Le “conversazioni notturne” del cardinal Martini
Recensione di D. P. tratta da Acqua di fonte n.49 del Dicembre 2008
C’è chi pensa che le recensioni si scrivono per far vendere un libro. Può essere. Ma non è questo il caso. Un libro del cardinal Martini non ha bisogno di alcun supporto pubblicitario. E in effetti la sua ultima opera (Conversazioni notturne a Gerusalemme. Sul rischio della fede, Mondadori, 2008)a una settimana dall’uscita è già alla seconda edizione! Personalmente amo intendere la “recensione” come l’occasione per riflettere su problemi o temi oggetto del volume in questione e suggerire, eventualmente, l’utilità che ne può derivare.
Me lo sono chiesto ancora una volta leggendo con avidità queste sue “Conversazioni notturne a Gerusalemme sul rischio della fede”, un libro in cui risponde alle domande che gli rivolge un confratello gesuita austriaco, p. Georg Sporschill, che da anni assiste minori di strada e bambini abbandonati in Romania e Moldavia.

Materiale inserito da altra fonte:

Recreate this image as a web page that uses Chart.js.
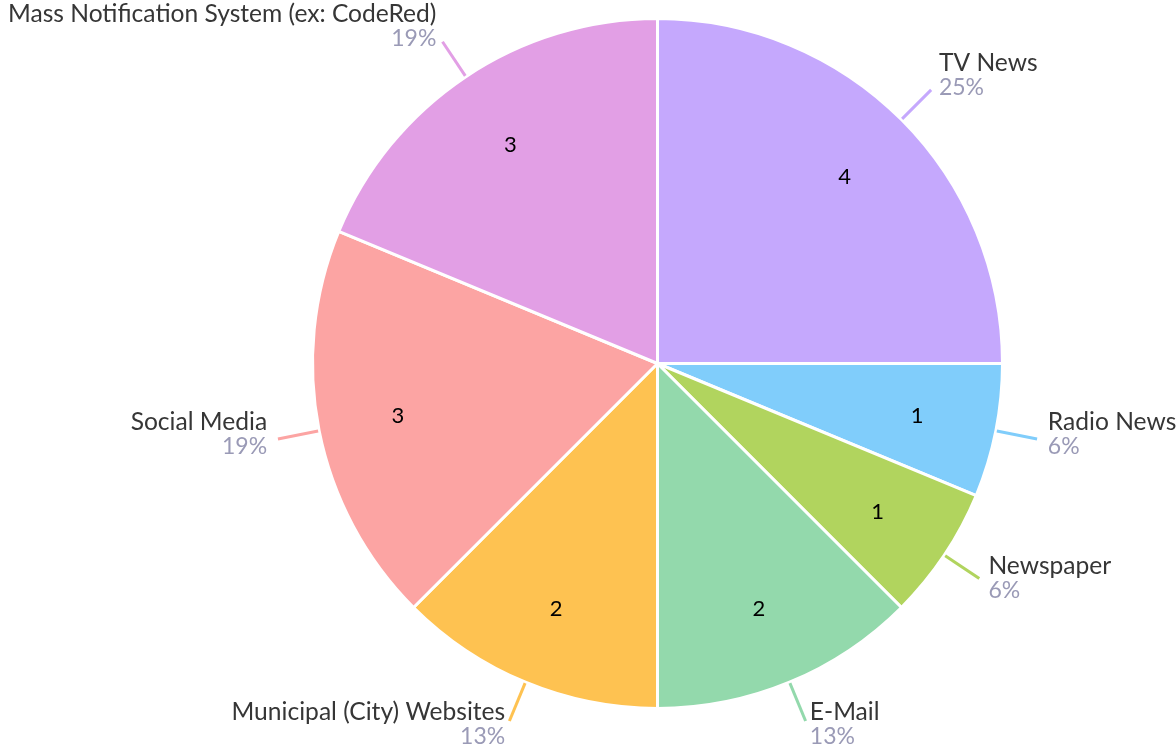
<!DOCTYPE html>
<html>
<head>
<meta charset="utf-8">
<script src="https://cdn.jsdelivr.net/npm/chart.js@4"></script>
<style>
  html, body { margin: 0; padding: 0; background: #fff; }
  #wrap { width: 1176px; height: 748px; }
</style>
</head>
<body>
<div id="wrap"><canvas id="sourcesChart" width="1176" height="748"></canvas></div>
<script>
// categories, going clockwise from 12 o'clock
const categories = [
    'TV News',
    'Radio News',
    'Newspaper',
    'E-Mail',
    'Municipal (City) Websites',
    'Social Media',
    'Mass Notification System (ex: CodeRed)'
];
const counts = [4, 1, 1, 2, 2, 3, 3];
const sliceColors = ['#c5a8fd', '#80cdfb', '#b1d45e', '#93d9ac', '#fec251', '#fca4a3', '#e29fe5'];

const total = counts.reduce((a, b) => a + b, 0);
const percents = counts.map(v => Math.round(v / total * 100) + '%');

const FONT = 'Lato, "Open Sans", sans-serif';

// draws the values inside and the name / percent labels outside with a leader line
const outsideLabels = {
    id: 'outsideLabels',
    afterDatasetsDraw(chart) {
        const ctx = chart.ctx;
        const arcs = chart.getDatasetMeta(0).data;
        ctx.save();
        arcs.forEach((arc, i) => {
            const mid = (arc.startAngle + arc.endAngle) / 2;
            const dx = Math.cos(mid), dy = Math.sin(mid);
            const r = arc.outerRadius;

            // value inside the slice
            ctx.fillStyle = '#000';
            ctx.font = '22px ' + FONT;
            ctx.textAlign = 'center';
            ctx.textBaseline = 'middle';
            ctx.fillText(String(counts[i]), arc.x + dx * r * 0.767, arc.y + dy * r * 0.767 + 1);

            // leader line
            ctx.strokeStyle = sliceColors[i];
            ctx.lineWidth = 3;
            ctx.beginPath();
            ctx.moveTo(arc.x + dx * (r + 1), arc.y + dy * (r + 1));
            ctx.lineTo(arc.x + dx * (r + 42), arc.y + dy * (r + 42));
            ctx.stroke();

            // name + percent
            const ax = arc.x + dx * (r + 53);
            const ay = arc.y + dy * (r + 53);
            ctx.textAlign = dx >= 0 ? 'left' : 'right';
            ctx.textBaseline = 'alphabetic';
            ctx.fillStyle = '#363636';
            ctx.font = '24.6px ' + FONT;
            ctx.fillText(categories[i], ax, ay - 11);
            ctx.fillStyle = '#9a9ab6';
            ctx.font = '23px ' + FONT;
            ctx.fillText(percents[i], ax, ay + 13);
        });
        ctx.restore();
    }
};

new Chart(document.getElementById('sourcesChart').getContext('2d'), {
    type: 'pie',
    data: {
        labels: categories,
        datasets: [{
            data: counts,
            backgroundColor: sliceColors,
            borderColor: '#ffffff',
            borderWidth: 3,
            hoverOffset: 0
        }]
    },
    options: {
        responsive: false,
        animation: false,
        layout: {
            padding: { top: 17, bottom: 38, left: 311, right: 172 }
        },
        plugins: {
            legend: { display: false },
            tooltip: { enabled: false }
        }
    },
    plugins: [outsideLabels]
});
</script>
</body>
</html>
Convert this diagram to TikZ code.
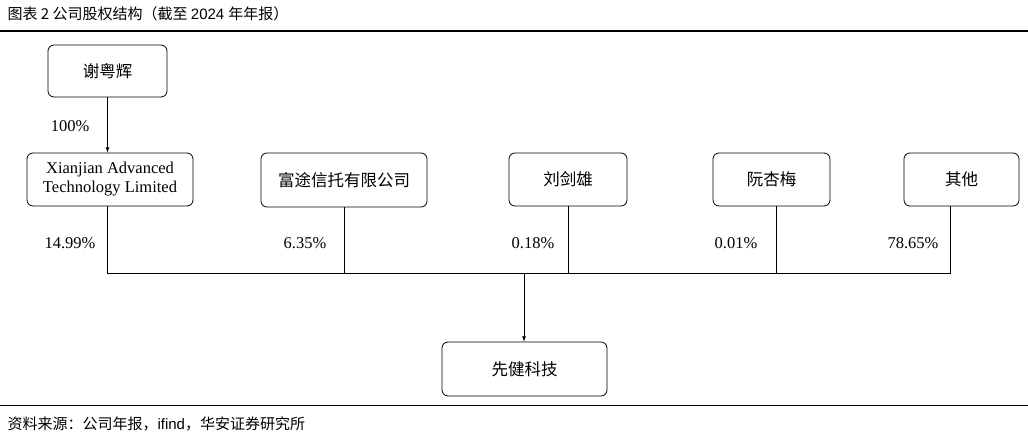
\documentclass[tikz,border=0pt]{standalone}
\usepackage{fontspec}
\setmainfont{Liberation Serif}
\newfontfamily\cjk{Noto Sans CJK SC}
\newfontfamily\hei{Liberation Sans}
\begin{document}
\begin{tikzpicture}[x=1pt,y=-1pt,
  box/.style={draw,rounded corners=6pt,line width=0.8pt,align=center,font=\fontsize{16.5}{19}\selectfont},
  pct/.style={font=\fontsize{16.5}{19}\selectfont},
  ln/.style={line width=0.8pt},
  arr/.style={ln,-latex}]
\useasboundingbox (0,0) rectangle (1028,441);
\node[anchor=west,font=\fontsize{15}{17}\selectfont] (title) at (4,14) {\cjk 图表 2 公司股权结构（截至 \hei 2024 \cjk 年年报）};
\draw[line width=1.5pt] (0,31) -- (1028,31);
\node[box,minimum width=119pt,minimum height=52pt] (x) at (107.5,71) {\cjk 谢粤辉};
\node[box,minimum width=166pt,minimum height=53pt,inner sep=2pt] (a) at (110,179.5) {Xianjian Advanced\\Technology Limited};
\node[box,minimum width=166pt,minimum height=54pt] (b) at (344,180) {\cjk 富途信托有限公司};
\node[box,minimum width=118pt,minimum height=53pt] (c) at (568,179.5) {\cjk 刘剑雄};
\node[box,minimum width=117pt,minimum height=53pt] (d) at (771.5,179.5) {\cjk 阮杏梅};
\node[box,minimum width=115pt,minimum height=53pt] (e) at (961.5,179.5) {\cjk 其他};
\node[box,minimum width=165pt,minimum height=54pt] (f) at (524.5,369) {\cjk 先健科技};
\draw[arr] (x.south) -- (x.south |- a.north);
\node[pct] (p0) at (70,126) {100\%};
\coordinate (h1) at (107,273);
\coordinate (h5) at (950,273);
\coordinate (hm) at (524,273);
\draw[ln] (a.south -| h1) -- (h1) -- (h5) -- (e.south -| h5);
\draw[ln] (b.south) -- (b.south |- h1);
\draw[ln] (c.south) -- (c.south |- h1);
\draw[ln] (d.south -| 776,0) -- (776,273);
\draw[arr] (hm) -- (hm |- f.north);
\node[pct] (p1) at (70,243) {14.99\%};
\node[pct] (p2) at (305,243) {6.35\%};
\node[pct] (p3) at (533,243) {0.18\%};
\node[pct] (p4) at (736,243) {0.01\%};
\node[pct] (p5) at (913,243) {78.65\%};
\draw[line width=1pt] (0,405) -- (1028,405);
\node[anchor=west,font=\fontsize{15}{17}\selectfont] (src) at (4,424) {\cjk 资料来源：公司年报，\hei ifind\cjk ，华安证券研究所};
\end{tikzpicture}
\end{document}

Un esempio: “Non so che farmene della fede. Non ho nulla in contrario, ma cosa dovrebbe darmi la Chiesa? Qualcosa di superiore esiste senz’altro. Amo la natura, mi piacciono gli animali. Per me gli amici sono la cosa più importante. Sto bene, che altro mi serve?” (David), oppure: “Il papa ha attaccato i musulmani, poi ha criticato i protestanti, e adesso torna la messa in latino. Per me si mette male (René).
Chiarezza e immediatezza, tanto nelle domande quanto nelle risposte. Chiarezza che comprende nel cardinale la confessione onesta delle difficoltà che rimangono, delle crepe che sussistono, della fatica che bisogna fare.

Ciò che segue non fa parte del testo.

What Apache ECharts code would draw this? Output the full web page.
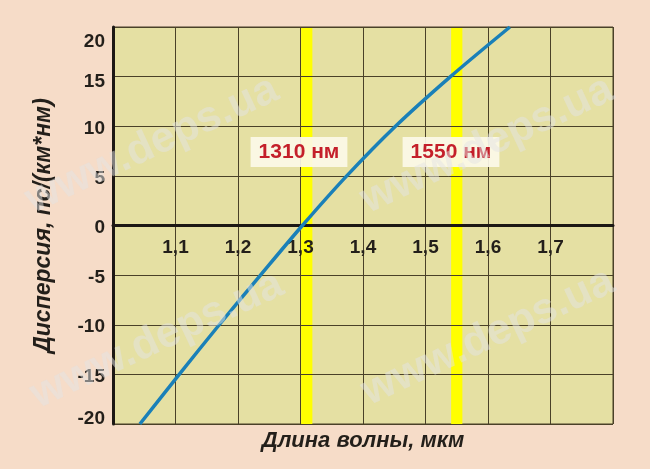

I temi affrontati nel volume sono molti: non è possibile anche solo farvi un accenno. Sono gli interrogativi che oggi molti si pongono, dentro e fuori la Chiesa. Per questo il libro aiuterà molti a “respirare”. Ciò che rende accattivante la scrittura del cardinale è la maniera con cui si mette personalmente in gioco in modo disarmante, lontanissimo da quel linguaggio “ecclesiastico” formale e distaccato che riesce a rendere fredda e burocratica persino l’omelia di un funerale!
Data la circostanza da cui è nato, nel volume si parla moltissimo di giovani, ma anche su questo devo dire che il linguaggio è alieno da certa retorica giovanilista fatta di proclamazioni astratte che lasciano il tempo che trovano.
I giovani, per Martini, devono esere ascoltati, presi sul serio, responsabilizzati, chiamati al coraggio (quante volte ritorna questa parola!) di rischiare scelte impegnative sempre più difficili nella nostra società del benessere che addormenta e rende pigri. La “cordialità” con cui molte situazioni e problemi sono affrontati non va disgiunta dalla radicalità della proposta che non deve mancare.